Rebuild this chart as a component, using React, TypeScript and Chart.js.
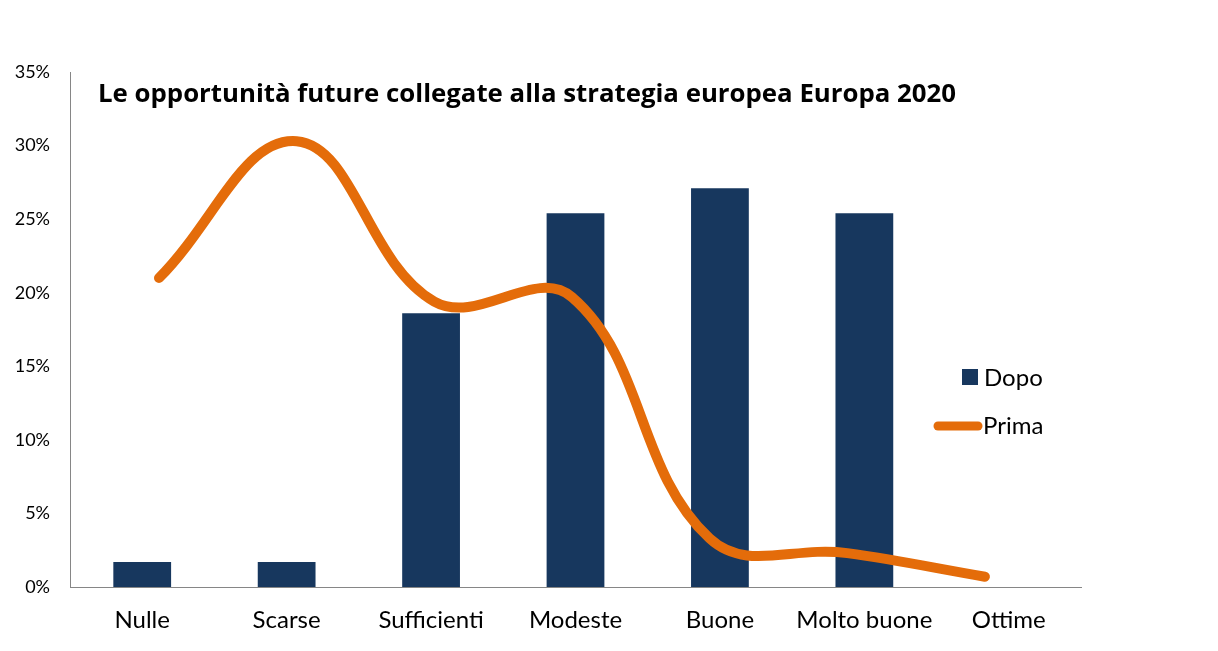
import React, { useEffect, useRef } from "react";
import { Chart, registerables } from "chart.js";

Chart.register(...registerables);

const categories = ["Nulle", "Scarse", "Sufficienti", "Modeste", "Buone", "Molto buone", "Ottime"];
const dopoValues = [1.7, 1.7, 18.6, 25.4, 27.1, 25.4, 0];
const primaValues = [21.0, 30.3, 19.4, 19.7, 3.3, 2.3, 0.7];
const yTicks = [0, 5, 10, 15, 20, 25, 30, 35];
const titleText = "Le opportunità future collegate alla strategia europea Europa 2020";
const seriesNames = ["Dopo", "Prima"];

const NAVY = "#17375E";
const ORANGE = "#E46C0A";
const AXIS = "#868686";
const FONT = "Lato, 'Open Sans', sans-serif";
const TITLE_FONT = "'Open Sans', Lato, sans-serif";

const overlayPlugin = {
  id: "overlay",
  afterDraw(chart: any) {
    const ctx = chart.ctx;
    const area = chart.chartArea;
    ctx.save();
    // title
    ctx.fillStyle = "#000";
    ctx.font = `bold 25.8px ${TITLE_FONT}`;
    ctx.textAlign = "left";
    ctx.textBaseline = "middle";
    ctx.fillText(titleText, area.left + 28, 95);
    // legend
    ctx.font = `24px ${FONT}`;
    ctx.fillStyle = NAVY;
    ctx.fillRect(962, 369, 16, 16);
    ctx.fillStyle = "#000";
    ctx.fillText(seriesNames[0], 984, 378);
    ctx.strokeStyle = ORANGE;
    ctx.lineWidth = 9;
    ctx.lineCap = "round";
    ctx.beginPath();
    ctx.moveTo(938, 426);
    ctx.lineTo(978, 426);
    ctx.stroke();
    ctx.fillText(seriesNames[1], 983, 426);
    ctx.restore();
  },
};

export default function App() {
  const ref = useRef<HTMLCanvasElement | null>(null);
  useEffect(() => {
    document.body.style.margin = "0";
    const canvas = ref.current;
    if (!canvas) return;
    const chart = new Chart(canvas, {
      type: "bar",
      data: {
        labels: categories,
        datasets: [
          {
            type: "line",
            label: seriesNames[1],
            data: primaValues.map((v, i) => ({ x: i, y: v })),
            xAxisID: "x2",
            borderColor: ORANGE,
            borderWidth: 10,
            borderCapStyle: "round",
            borderJoinStyle: "round",
            tension: 0.4,
            pointRadius: 0,
            fill: false,
            order: 0,
            clip: false,
          } as any,
          {
            type: "bar",
            label: seriesNames[0],
            data: dopoValues,
            xAxisID: "x",
            backgroundColor: NAVY,
            categoryPercentage: 1,
            barPercentage: 0.4,
            grouped: false,
            order: 1,
          },
        ],
      },
      options: {
        animation: false,
        responsive: true,
        maintainAspectRatio: false,
        layout: { padding: { top: 72, right: 137, left: 0, bottom: 0 } },
        plugins: {
          legend: { display: false },
          title: { display: false },
          tooltip: { enabled: false },
        },
        scales: {
          x: {
            type: "category",
            grid: { display: false, drawTicks: false },
            border: { display: true, color: AXIS, width: 1 },
            ticks: { color: "#000", font: { family: FONT, size: 24 }, padding: 19, maxRotation: 0, autoSkip: false },
            afterFit: (s: any) => { s.height = 64; },
          },
          x2: {
            type: "linear",
            axis: "x",
            display: false,
            offset: false,
            min: -0.6465,
            max: 6.698,
          },
          y: {
            min: 0,
            max: 35,
            grid: { display: false, drawTicks: false },
            border: { display: true, color: AXIS, width: 1 },
            afterBuildTicks: (s: any) => { s.ticks = yTicks.map((v) => ({ value: v })); },
            ticks: {
              color: "#000",
              font: { family: FONT, size: 18 },
              padding: 20,
              callback: (v: any) => `${v}%`,
            },
            afterFit: (s: any) => { s.width = 70; },
          },
        },
      } as any,
      plugins: [overlayPlugin],
    });
    return () => chart.destroy();
  }, []);
  return (
    <div style={{ position: "relative", width: 1218, height: 651 }}>
      <canvas ref={ref} />
    </div>
  );
}
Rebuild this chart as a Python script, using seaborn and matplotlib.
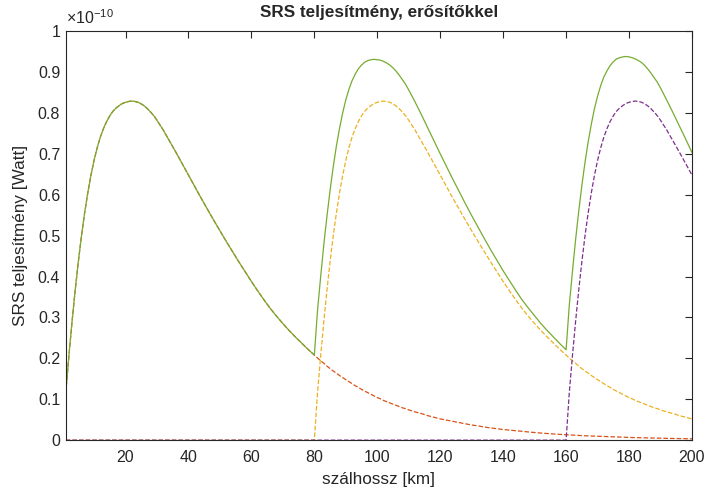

----------

* Short problem:
Begin with the first line of the records and repeat every line up to the one with "Chart.register(...registerables);", counting that line too. Pictures are not part of the copy.

* Response to the exercise:
Rebuild this chart as a component, using React, TypeScript and Chart.js.
import React, { useEffect, useRef } from "react";
import { Chart, registerables } from "chart.js";

Chart.register(...registerables);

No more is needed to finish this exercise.